Allied Properties REIT reported a 1.1% increase in rental portfolio NOI and a 1% rise in average in-place net rent for Q2 2025, despite short-term FFO/AFFO pressure from higher interest costs. The REIT is prioritizing deleveraging, targeting a net debt-to-EBITDA ratio below 10x by year-end 2025 and under 9x by 2026, supported by $300 million in non-core asset dispositions ($200 million already under contract) and the monetization of a loan receivable. Development projects are progressing, with M4 Vancouver nearing full lease-up and Toronto House residential 48% leased, contributing to expected incremental NOI of $3 million in H2 2025 and $10 million in 2026. Management noted strong leasing momentum, including increased tour activity and larger mandates, reinforcing confidence in achieving a 90% in-place occupancy target and the long-term value of their urban portfolio amid a broader return-to-office trend.

Analysis

Allied Properties REIT (APYRF) presented a cautiously optimistic outlook for its urban office portfolio in its Q2 2025 earnings call, underpinned by tangible progress in its strategic priorities of leasing, development, and deleveraging.
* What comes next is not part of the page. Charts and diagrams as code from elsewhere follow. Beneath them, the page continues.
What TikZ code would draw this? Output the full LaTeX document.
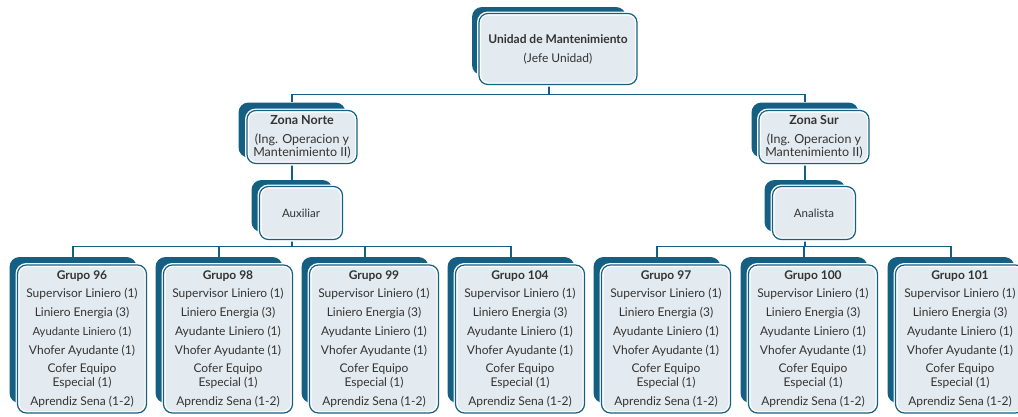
\documentclass[tikz,border=0pt]{standalone}
\usepackage{fontspec}
\setmainfont{Lato}
\usetikzlibrary{backgrounds}
\definecolor{unitteal}{HTML}{156082}
\definecolor{unitfill}{HTML}{E4EBF0}
\definecolor{unittext}{HTML}{333333}
\tikzset{
  backbox/.style={fill=unitteal, rounded corners=10pt, inner sep=0pt},
  frontbox/.style={preaction={fill=unitfill}, preaction={draw=white, line width=4pt},
    draw=unitteal, line width=1.2pt, rounded corners=9pt, inner sep=0pt,
    align=center, text=unittext, font=\fontsize{11.5}{14}\selectfont},
  link/.style={draw=unitteal, line width=1.3pt},
}
\begin{document}
\begin{tikzpicture}
    [
      x=1pt, y=-1pt,
    ]
    \useasboundingbox (0,0) rectangle (1018,416);
    %
    % top
    \node [backbox, minimum width=154, minimum height=68] (unidadb) at (549,41) {};
    \node [frontbox, minimum width=158, minimum height=71, font=\fontsize{12}{13}\selectfont] (unidad) at (558,49)
      {\textbf{Unidad de Mantenimiento}\\[6pt](Jefe Unidad)};

    % zones
    \node [backbox, minimum width=107, minimum height=55] (norteb) at (292,130) {};
    \node [frontbox, minimum width=110, minimum height=53, font=\fontsize{12.5}{13.5}\selectfont] (norte) at (302,137)
      {\textbf{Zona Norte}\\[5pt](Ing. Operacion y\\Mantenimiento II)};
    \node [backbox, minimum width=107, minimum height=55] (surb) at (805,130) {};
    \node [frontbox, minimum width=110, minimum height=53, font=\fontsize{12.5}{13.5}\selectfont] (sur) at (814,137)
      {\textbf{Zona Sur}\\[5pt](Ing. Operacion y\\Mantenimiento II)};

    \node [backbox, minimum width=81, minimum height=52] (auxiliarb) at (292,206) {};
    \node [frontbox, minimum width=83, minimum height=53] (auxiliar) at (301,213) {Auxiliar};
    \node [backbox, minimum width=81, minimum height=52] (analistab) at (805,206) {};
    \node [frontbox, minimum width=83, minimum height=53] (analista) at (814,213) {Analista};

    % groups
    \foreach \x/\n in {73/96, 219/98, 365/99, 511/104, 657/97, 804/100, 951/101} {
      \node [backbox, minimum width=127, minimum height=146] (b\n) at (\x,330) {};
      \node [frontbox, minimum width=129, minimum height=148, font=\fontsize{12}{14}\selectfont] (g\n) at (\x+9,339)
        {\textbf{Grupo \n}\\[4.7pt]
         Supervisor Liniero (1)\\[4.7pt]
         Liniero Energia (3)\\[4.7pt]
         \ifnum\n=96 {\fontsize{11.2}{14}\selectfont Ayudante Liniero (1)}\else Ayudante Liniero (1)\fi\\[4.7pt]
         Vhofer Ayudante (1)\\[4.7pt]
         Cofer Equipo\\Especial (1)\\[4.7pt]
         Aprendiz Sena (1-2)};
    }

    % connectors
    \begin{scope}[on background layer]
      \draw [link] (norteb.north) -- ++(0,-8) coordinate (zbus) -| (surb.north);
      \draw [link] (unidadb.south) -- (unidadb.south |- zbus);
      \draw [link] (norteb.south) -- (auxiliarb.north);
      \draw [link] (surb.south) -- (analistab.north);

      \draw [link] (b96.north) -- ++(0,-10) coordinate (lbus) -| (b104.north);
      \draw [link] (auxiliarb.south) -- (auxiliarb.south |- lbus);
      \draw [link] (b97.north) -- ++(0,-10) coordinate (rbus) -| (b101.north);
      \draw [link] (analistab.south) -- (analistab.south |- rbus);
      \foreach \n in {98, 99} {
        \draw [link] (b\n.north) -- (b\n.north |- lbus);
      }
      \draw [link] (b100.north) -- (b100.north |- rbus);
    \end{scope}
  \end{tikzpicture}
\end{document}
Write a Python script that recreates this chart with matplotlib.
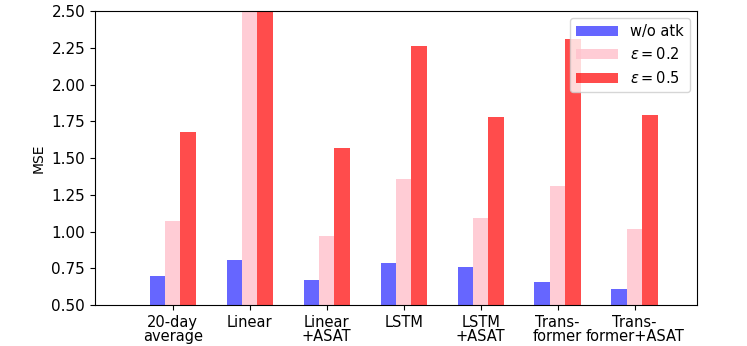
import numpy as np
import matplotlib
matplotlib.use('Agg')
import matplotlib.pyplot as plt

# MSE per model (Linear attacked bars run past the top)
models = ['20-day\naverage', 'Linear', 'Linear\n+ASAT', 'LSTM', 'LSTM\n+ASAT',
          'Trans-\nformer', 'Trans-\nformer+ASAT']
mse_clean = [0.70, 0.81, 0.67, 0.79, 0.76, 0.66, 0.61]
mse_eps02 = [1.07, 2.90, 0.97, 1.36, 1.09, 1.31, 1.02]
mse_eps05 = [1.68, 3.20, 1.57, 2.26, 1.78, 2.31, 1.79]
series_labels = ['w/o atk', r'$\epsilon=0.2$', r'$\epsilon=0.5$']

x = np.arange(len(models))
w = 0.2

fig = plt.figure(figsize=(7.47, 3.46), dpi=100)
ax = fig.add_axes([0.127, 0.118, 0.806, 0.850])

ax.bar(x - w, mse_clean, w, color='blue', alpha=0.6, label=series_labels[0])
ax.bar(x, mse_eps02, w, color='pink', alpha=0.8, label=series_labels[1])
ax.bar(x + w, mse_eps05, w, color='red', alpha=0.7, label=series_labels[2])

ax.set_ylim(0.5, 2.5)
ax.set_xlim(-1.01, 6.81)
ax.set_yticks(np.arange(0.5, 2.51, 0.25))
ax.set_xticks(x)
ax.set_xticklabels(models, fontsize=10.5, linespacing=0.9)
ax.tick_params(axis='y', labelsize=11)
ax.set_ylabel('MSE', fontsize=10)

ax.legend(loc='upper right', fontsize=10.5, handlelength=2.9)

plt.savefig('out.png', dpi=100)
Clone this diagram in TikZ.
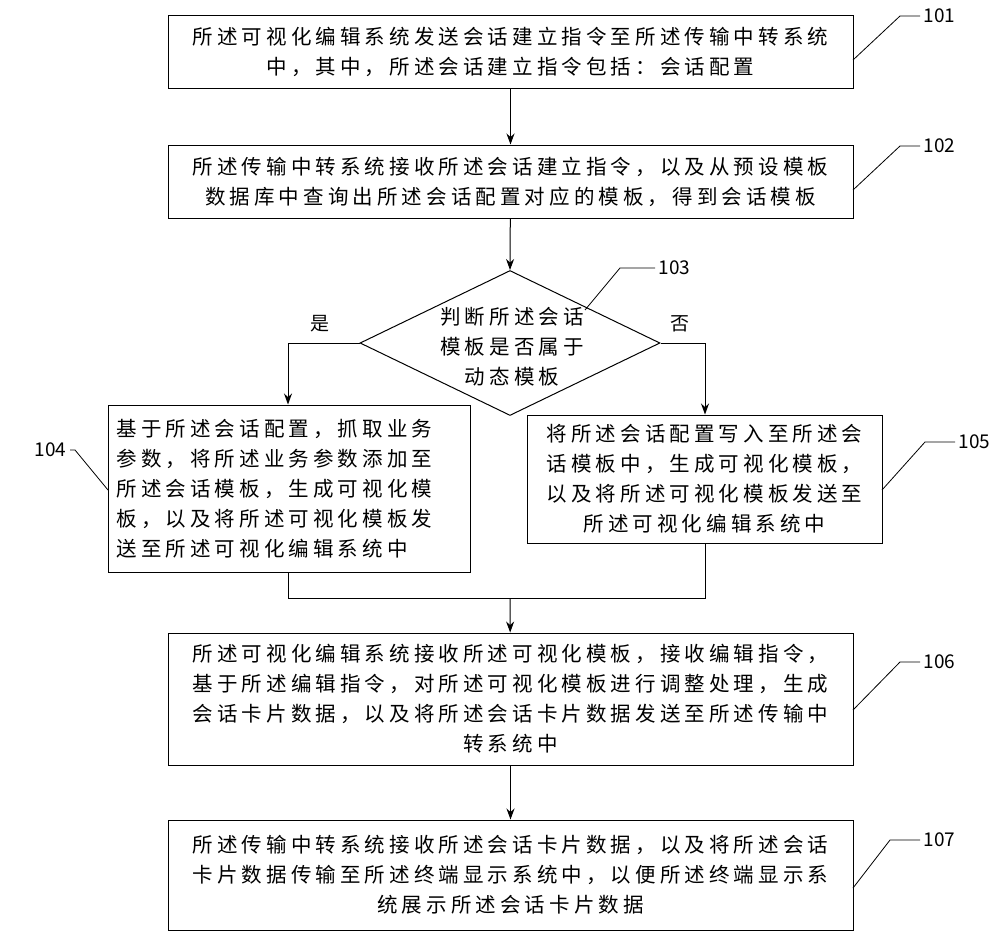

Operationally, the REIT reported a 1.1% growth in rental portfolio Net Operating Income (NOI) and a 1% increase in average in-place net rent to $25.32 per square foot. Despite this, Funds From Operations (FFO) and Adjusted FFO (AFFO) per unit faced near-term pressure from higher interest costs. Management expressed confidence in a strong second-half recovery, citing robust leasing activity with 588,000 square feet leased in Q2, an expanding pipeline now exceeding 1.2 million square feet, and increasing tour activity. A key focus is the balance sheet, with a clear plan to reduce net debt-to-EBITDA below 10x by year-end 2025 and under 9x by 2026. This is supported by a non-core asset disposition program targeting $300 million, of which $200 million is already under contract at a low yield of approximately 3-3.5%, and the monetization of a loan receivable at 150 West Georgia. Development projects are advancing, with M4 in Vancouver 77% leased and the residential Toronto House reaching 48% lease-up, which are expected to contribute an incremental $3 million in annualized NOI in H2 2025 and another $10 million in 2026.